Konings was consulted by prelates and priests from the entire United States; he was invited to examine candidates for degrees in theology and canon law, and was summoned as an expert in trials touching ecclesiastical questions, especially in the celebrated trial resulting from the financial difficulties of the Archbishop of Cincinnati, J. B. Purcell. His last charge was that of prefect of the second novitiate, in which the Redemptorist priests immediately after ordination were trained for the Apostolic work of the missions. Whilst occupying this post, he fell seriously ill and died. His obituary in the Freeman's Journal (12 July 1884) described him as "a profound theologian, and a true exponent of St.

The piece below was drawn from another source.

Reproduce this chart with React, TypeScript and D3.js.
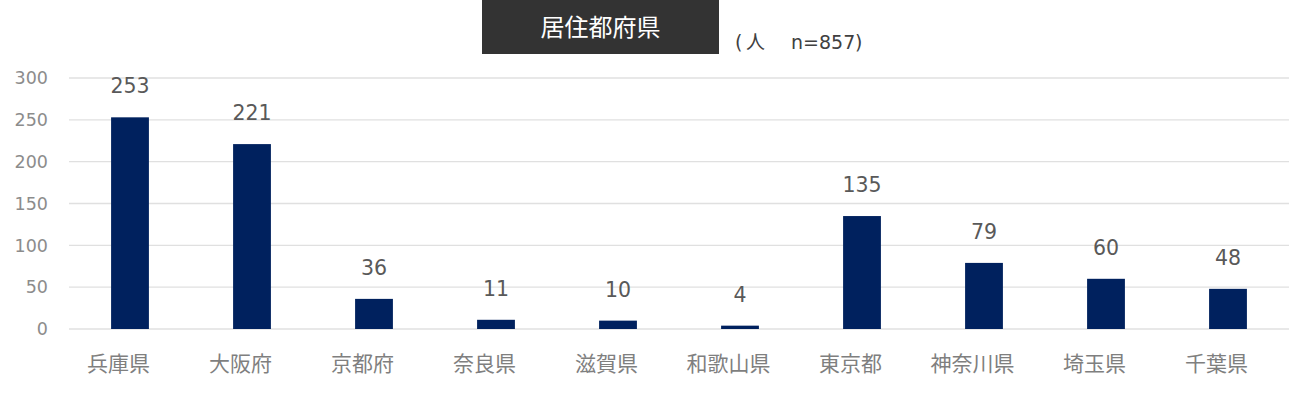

Alphonsus."

==Published works==
- Theologia Moralis, two editions by Konings and two by H. Kuper, C.SS.R.;
- Commentarium in Facultates Apostolicas (New York, 1884);
- De Absolutione Parentibus qui prolem scholis publicis seu promiscuis instituendam tradunt neganda necne (Boston, 1874);
- Bulla Jubilæi 1875 cum notis practicis (New York, 1875);
- SS. D. N. Leonis XIII Litteræ Apostolicæ quibus extraordinarium Jubilæum indicitur in usum cleri notis practicis illustratæ (2 editions, New York, 1881);
- General Confession Made Easy (New York, 1879), and in German Die Generalbeichte erleichtert;
- Theologia Moralis Fundamentalis seu Tractatus de Actibus Humanis (New York, 1882);
- Verordningen voor de Missien en andere apostolische Werkzaamheden
- Left in manuscript: Introductio in Jus Canonicum (Introduction to Canon Law); Compendium Juris Canonici; De Jure Regularium; and a complete set of cases in moral theology (Latin) for American students, some of which were published over the initial "R" in The Pastor, edited by W.J. Wiseman.